What's some advice you'd give to someone at the beginning or the middle of their children's book journey?

MM: If they're members of SCBWI, they already know: you need to find your community of fellow creatives. Having a career in the creative arts can be really lonely against the larger backdrop. Sometimes you could be lonely in your own family. You married into really practical people with other kinds of jobs who don't understand that you're thinking about dragons and things like that? You need to spend some time creating some space for yourself so that you have a place where you can discuss these things.

The word I would say is: perseverance. You have to persevere on improving your craft more than your social platform. Your craft is essential. The social media platforms that will help you get the word out will come, and you will evolve in that realm. But you really need the writing to be solid. That comes from being able to absorb suggestions and edits, and figuring out which of them to use.

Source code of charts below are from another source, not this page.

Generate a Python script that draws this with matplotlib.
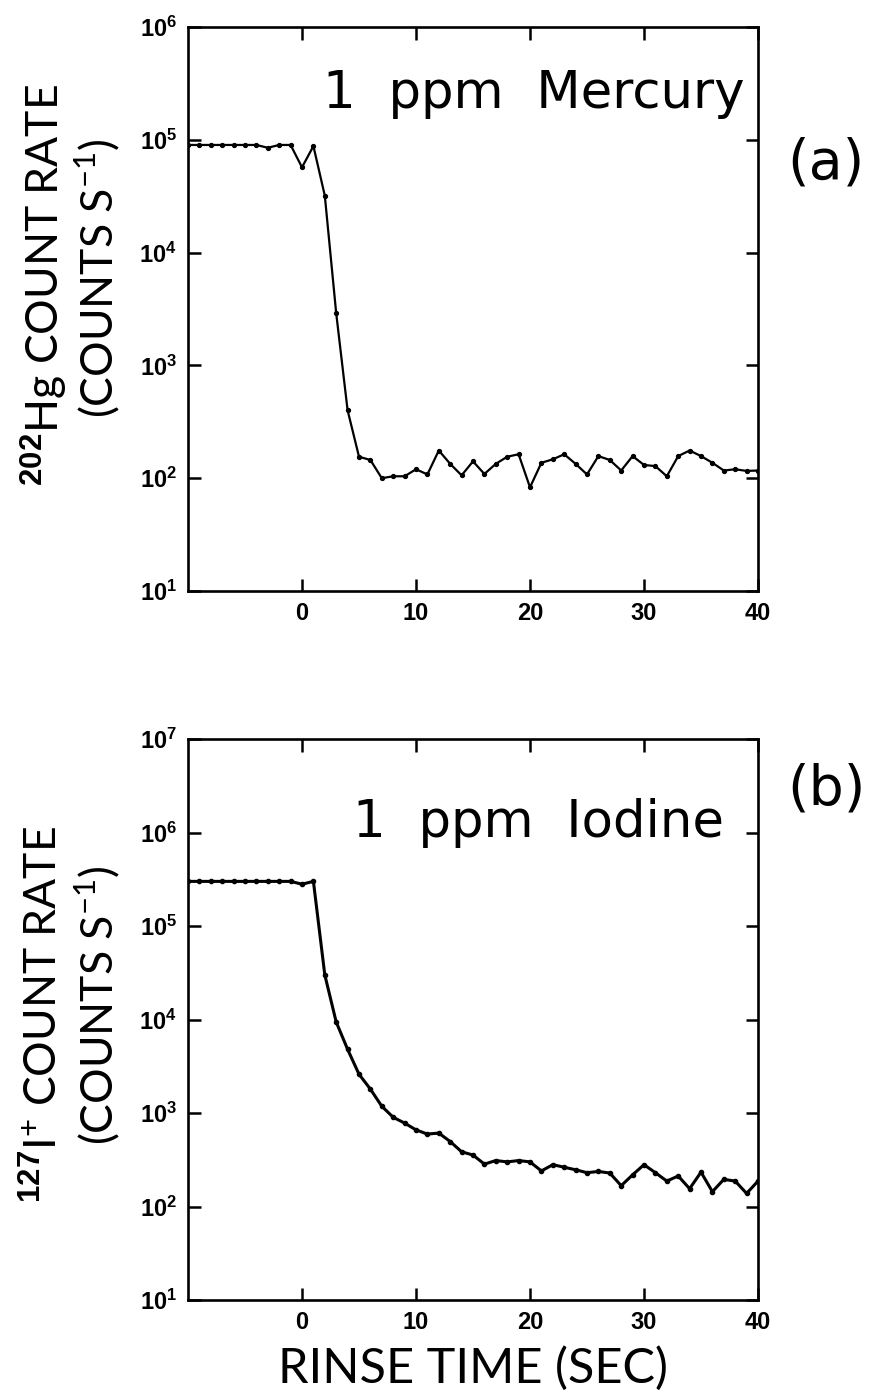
import numpy as np
import matplotlib
matplotlib.use('Agg')
import matplotlib.pyplot as plt
from matplotlib.ticker import FuncFormatter, FixedLocator

plt.rcParams['mathtext.fontset'] = 'custom'
plt.rcParams['mathtext.rm'] = 'Lato'
plt.rcParams['mathtext.bf'] = 'Liberation Sans:bold'

# rinse time in seconds, one reading per second
times = list(range(-10, 41))

# (a) 202Hg count rate, counts per second
mercury = [9.0e4, 9.0e4, 9.0e4, 9.0e4, 9.0e4, 9.0e4, 9.0e4, 8.5e4, 9.0e4, 9.0e4,
           5.7e4, 8.8e4, 3.2e4, 2.9e3, 400, 155, 145, 100, 104, 104,
           120, 108, 176, 134, 106, 141, 109, 134, 155, 163,
           83, 137, 147, 163, 134, 108, 157, 145, 117, 157,
           131, 128, 104, 157, 176, 157, 137, 117, 120, 116, 117]

# (b) 127I+ count rate, counts per second
iodine = [3.0e5, 3.0e5, 3.0e5, 3.0e5, 3.0e5, 3.0e5, 3.0e5, 3.0e5, 3.0e5, 3.0e5,
          2.8e5, 3.0e5, 3.0e4, 9.4e3, 4.8e3, 2.6e3, 1.8e3, 1.18e3, 900, 780,
          660, 595, 610, 495, 385, 355, 284, 310, 300, 310,
          300, 240, 280, 263, 247, 230, 237, 228, 167, 218,
          280, 230, 187, 212, 155, 233, 144, 195, 187, 138, 187]

xticks = [0, 10, 20, 30, 40]


def style_axes(ax, ylo, yhi):
    ax.set_yscale('log')
    ax.set_xlim(-10, 40)
    ax.set_ylim(10**ylo, 10**yhi)
    ax.xaxis.set_major_locator(FixedLocator(xticks))
    ax.yaxis.set_major_locator(FixedLocator([10.0**k for k in range(ylo, yhi + 1)]))
    ax.yaxis.set_minor_locator(FixedLocator([]))
    ax.yaxis.set_major_formatter(FuncFormatter(lambda v, p: r'$\mathbf{10^{%d}}$' % round(np.log10(v))))
    ax.set_xticklabels([str(t) for t in xticks], fontfamily='Liberation Sans', fontweight='bold')
    ax.tick_params(axis='both', which='major', direction='in', length=9, width=1.8,
                   top=True, right=True, labelsize=17, pad=8)
    for sp in ax.spines.values():
        sp.set_linewidth(1.9)


fig = plt.figure(figsize=(8.7, 13.99), dpi=100)
ax1 = fig.add_axes([188/870, 1 - 591/1399, 570/870, 564/1399])
ax2 = fig.add_axes([188/870, 1 - 1300/1399, 570/870, 561/1399])

ax1.plot(times, mercury, color='black', lw=1.6, marker='o', ms=2.8)
style_axes(ax1, 1, 6)
ax1.text(0.977, 0.856, '1  ppm  Mercury', transform=ax1.transAxes, ha='right',
         va='baseline', fontsize=37, fontfamily='DejaVu Sans')

ax2.plot(times, iodine, color='black', lw=2.2, marker='o', ms=3)
style_axes(ax2, 1, 7)
ax2.text(0.94, 0.825, '1  ppm  Iodine', transform=ax2.transAxes, ha='right',
         va='baseline', fontsize=37, fontfamily='DejaVu Sans')

fig.text(826/870, 1 - 164/1399, '(a)', ha='center', va='center', fontsize=40, fontfamily='DejaVu Sans')
fig.text(826/870, 1 - 790/1399, '(b)', ha='center', va='center', fontsize=40, fontfamily='DejaVu Sans')

fig.text(44/870, 1 - 285/1399, r'$^{\mathbf{202}}$Hg COUNT RATE', rotation=90,
         ha='center', va='center', fontsize=32, fontfamily='Lato')
fig.text(97/870, 1 - 278/1399, r'(COUNTS S$^{-1}$)', rotation=90,
         ha='center', va='center', fontsize=32, fontfamily='Lato')
fig.text(44/870, 1 - 1015/1399, r'$^{\mathbf{127}}$I$^{+}$ COUNT RATE', rotation=90,
         ha='center', va='center', fontsize=32, fontfamily='Lato')
fig.text(97/870, 1 - 1005/1399, r'(COUNTS S$^{-1}$)', rotation=90,
         ha='center', va='center', fontsize=32, fontfamily='Lato')

fig.text(473/870, 1 - 1368/1399, 'RINSE TIME (SEC)', ha='center', va='center',
         fontsize=35, fontfamily='Lato')

fig.savefig('out.png', dpi=100)
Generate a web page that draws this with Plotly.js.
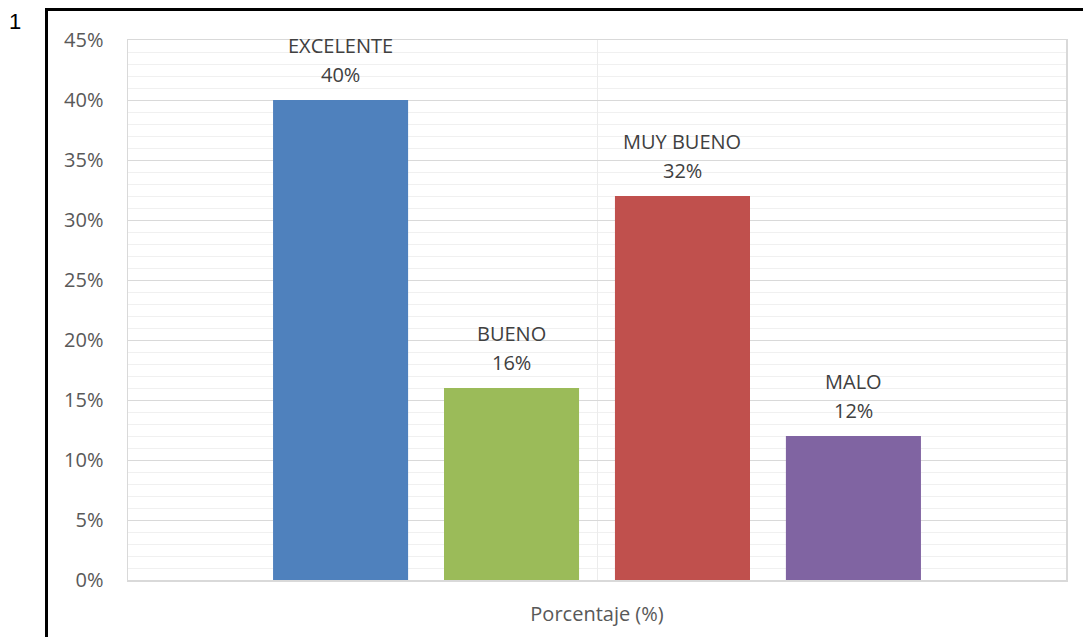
<!DOCTYPE html>
<html>
<head>
<meta charset="utf-8">
<script src="https://cdn.plot.ly/plotly-3.0.1.min.js"></script>
<style>
  html, body { margin: 0; padding: 0; background: #fff; }
  #chart { width: 1083px; height: 637px; }
</style>
</head>
<body>
<div id="chart"></div>
<script>
const category = ["Porcentaje (%)"];
const seriesNames = ["EXCELENTE", "BUENO", "MUY BUENO", "MALO"];
const seriesValues = [0.40, 0.16, 0.32, 0.12];
const seriesColors = ["#4F81BD", "#9BBB59", "#C0504D", "#8064A2"];
const yTickVals = [0, 0.05, 0.10, 0.15, 0.20, 0.25, 0.30, 0.35, 0.40, 0.45];
const figureNumber = "1";

const FONT = "Open Sans, Noto Sans, sans-serif";

const traces = seriesNames.map((name, i) => ({
  type: "bar",
  name: name,
  x: category,
  y: [seriesValues[i]],
  marker: { color: seriesColors[i] },
  hoverinfo: "name+y"
}));

// plot area geometry (for layout positioning of decoration only)
const W = 1083, H = 637;
const margin = { l: 128, r: 17, t: 40, b: 57 };
const pw = W - margin.l - margin.r;
const ph = H - margin.t - margin.b;
const px = v => (v - margin.l) / pw;        // pixel x -> paper
const py = v => (H - margin.b - v) / ph;    // pixel y -> paper

const bargap = 0.271;
const bargroupgap = 0.21;
const slotPx = pw * (1 - bargap) / seriesNames.length;

const annotations = [];
seriesNames.forEach((name, i) => {
  const shift = (i - (seriesNames.length - 1) / 2) * slotPx;
  annotations.push({
    xref: "x", yref: "y", x: category[0], y: seriesValues[i],
    xshift: shift, yshift: 55, yanchor: "middle", xanchor: "center",
    text: name, showarrow: false,
    font: { family: FONT, size: 20, color: "#404040" }
  });
  annotations.push({
    xref: "x", yref: "y", x: category[0], y: seriesValues[i],
    xshift: shift, yshift: 26, yanchor: "middle", xanchor: "center",
    text: Math.round(seriesValues[i] * 100) + "%", showarrow: false,
    font: { family: FONT, size: 20, color: "#404040" }
  });
});
annotations.push({
  xref: "paper", yref: "paper", x: px(15), y: py(22),
  xanchor: "center", yanchor: "middle", text: figureNumber, showarrow: false,
  font: { family: "Liberation Sans, Arial, sans-serif", size: 22, color: "#000" }
});

const shapes = [
  { type: "line", xref: "paper", yref: "paper", x0: px(46.5), x1: px(46.5), y0: py(8), y1: py(640),
    line: { color: "#000", width: 3 } },
  { type: "line", xref: "paper", yref: "paper", x0: px(45), x1: px(1090), y0: py(9.5), y1: py(9.5),
    line: { color: "#000", width: 3 } }
];

const layout = {
  width: W, height: H,
  margin: margin,
  paper_bgcolor: "#fff", plot_bgcolor: "#fff",
  showlegend: false,
  barmode: "group",
  bargap: bargap,
  bargroupgap: bargroupgap,
  font: { family: FONT, color: "#595959" },
  xaxis: {
    type: "category",
    showgrid: true, gridcolor: "#ececec", gridwidth: 1,
    showline: true, linecolor: "#d9d9d9", linewidth: 1.5, mirror: true,
    ticks: "", ticklabelstandoff: 15,
    tickfont: { family: FONT, size: 20, color: "#595959" },
    zeroline: false, fixedrange: true
  },
  yaxis: {
    range: [0, 0.45],
    tickvals: yTickVals,
    tickformat: ".0%",
    showgrid: true, gridcolor: "#d9d9d9", gridwidth: 1,
    minor: { dtick: 0.01, showgrid: true, gridcolor: "#f0f0f0", gridwidth: 1, ticks: "" },
    showline: true, linecolor: "#d9d9d9", linewidth: 1.5, mirror: true,
    ticks: "", ticklabelstandoff: 19,
    tickfont: { family: FONT, size: 20, color: "#595959" },
    zeroline: false, fixedrange: true
  },
  annotations: annotations,
  shapes: shapes
};

Plotly.newPlot("chart", traces, layout, { displayModeBar: false, staticPlot: true });
</script>
</body>
</html>
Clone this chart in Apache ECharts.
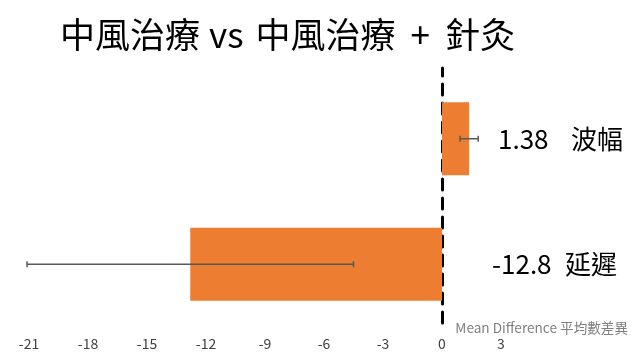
<!DOCTYPE html>
<html>
<head>
<meta charset="utf-8">
<script src="https://cdn.jsdelivr.net/npm/echarts@6/dist/echarts.min.js"></script>
<style>html,body{margin:0;padding:0;background:#fff}#c{width:640px;height:360px}</style>
</head>
<body>
<div id="c"></div>
<script>
var categories = ['延遲', '波幅'];
var values = [-12.8, 1.38];
var ciLow = [-21.1, 0.92];
var ciHigh = [-4.5, 1.84];
var xTicks = { min: -21, max: 3, interval: 3 };
var titleParts = ['中風治療', 'vs', '中風治療', '+', '針灸'];
var axisTitle = 'Mean Difference 平均數差異';

var FONT = '"Noto Sans CJK TC", "Noto Sans", sans-serif';
var chart = echarts.init(document.getElementById('c'));
var errData = categories.map(function (c, i) { return [i, ciLow[i], ciHigh[i]]; });

var titleRich = '{c|' + titleParts[0] + '}{vs|' + titleParts[1] + '}{c|' + titleParts[2] +
  '}{pl|' + titleParts[3] + '}{c|' + titleParts[4] + '}';

chart.setOption({
  animation: false,
  backgroundColor: '#fff',
  textStyle: { fontFamily: FONT },
  title: {
    text: titleRich, left: 55, top: 12,
    textStyle: {
      fontSize: 35, fontWeight: 'normal', color: '#000', fontFamily: FONT,
      rich: {
        c: { fontSize: 35, color: '#000', fontFamily: FONT },
        vs: { fontSize: 35, color: '#000', fontFamily: FONT, padding: [0, 12, 0, 9] },
        pl: { fontSize: 35, color: '#000', fontFamily: FONT, padding: [0, 15, 0, 15] }
      }
    }
  },
  graphic: [{
    type: 'text', right: 12, top: 321,
    style: { text: axisTitle, fontSize: 13.6, fill: '#7f7f7f', fontFamily: FONT }
  }],
  grid: [
    { left: 29, right: 139, top: 76, bottom: 33 },
    { left: 29, right: 139, top: 68, bottom: 37 }
  ],
  xAxis: [{
    type: 'value', gridIndex: 0, min: xTicks.min, max: xTicks.max, interval: xTicks.interval,
    axisLine: { show: false }, axisTick: { show: false }, splitLine: { show: false },
    axisLabel: { color: '#404040', fontSize: 14, margin: 10, fontFamily: FONT }
  }, {
    type: 'value', gridIndex: 1, min: xTicks.min, max: xTicks.max, show: false
  }],
  yAxis: [{
    type: 'category', gridIndex: 0, data: categories, position: 'right',
    axisLine: { show: false }, axisTick: { show: false }, splitLine: { show: false },
    axisLabel: {
      margin: -9, align: 'left',
      formatter: function (v, i) {
        return (i === 1 ? '{p|}' : '') + '{v|' + values[i] + '}{n|' + v + '}';
      },
      rich: {
        p: { width: 6 },
        v: { fontSize: 26, color: '#000', width: 73, fontFamily: FONT },
        n: { fontSize: 26, color: '#000', fontFamily: FONT }
      }
    }
  }, {
    type: 'value', gridIndex: 1, min: 0, max: 1,
    axisLine: { show: true, onZero: true, lineStyle: { color: '#000', width: 3, type: [11, 8] } },
    axisTick: { show: false }, axisLabel: { show: false }, splitLine: { show: false }, z: 0
  }],
  series: [{
    type: 'bar', xAxisIndex: 0, yAxisIndex: 0, data: values, barWidth: 73, z: 2,
    itemStyle: { color: '#ED7D31' }
  }, {
    type: 'custom', xAxisIndex: 0, yAxisIndex: 0, data: errData, z: 5,
    renderItem: function (params, api) {
      var y = api.value(0);
      var p1 = api.coord([api.value(1), y]);
      var p2 = api.coord([api.value(2), y]);
      var h = 3;
      var st = { stroke: '#595959', lineWidth: 1.5 };
      return {
        type: 'group', children: [
          { type: 'line', shape: { x1: p1[0], y1: p1[1], x2: p2[0], y2: p2[1] }, style: st },
          { type: 'line', shape: { x1: p1[0], y1: p1[1] - h, x2: p1[0], y2: p1[1] + h }, style: st },
          { type: 'line', shape: { x1: p2[0], y1: p2[1] - h, x2: p2[0], y2: p2[1] + h }, style: st }
        ]
      };
    }
  }]
});
</script>
</body>
</html>
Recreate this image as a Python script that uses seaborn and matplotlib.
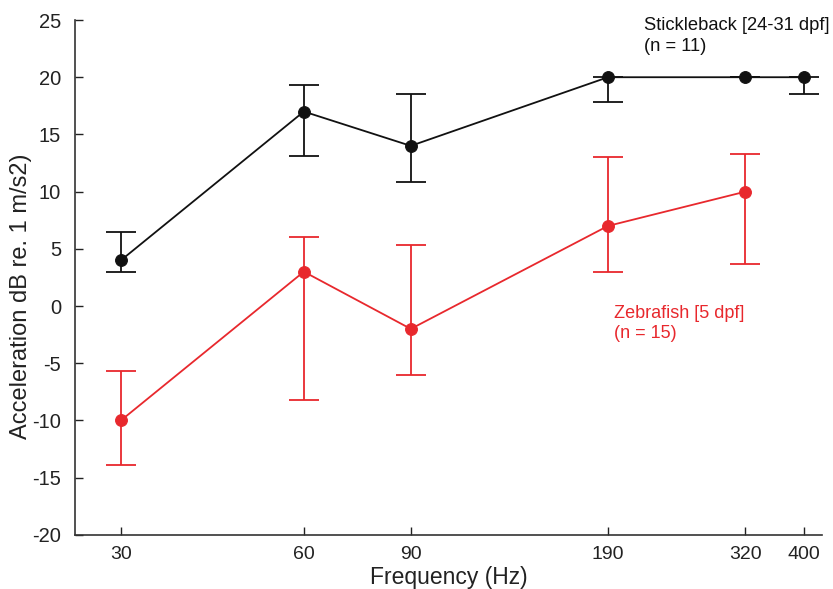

This is a business that can be really hard on you, on your self-esteem, on your sense of self worth, on your beliefs, and your creative voice. So fostering your community and coming to the page open-hearted every day is what I'd most advise. I have to remind myself to do these things every day.

It's hard. It's hard for folks when they've had a string of “non-starters” or “failures,” which aren't really failures but feel like that as they're happening. They're just teaching moments, if you can keep them in your mind that way. They're moments that you need to come back and look at what it says about what's happening on the page.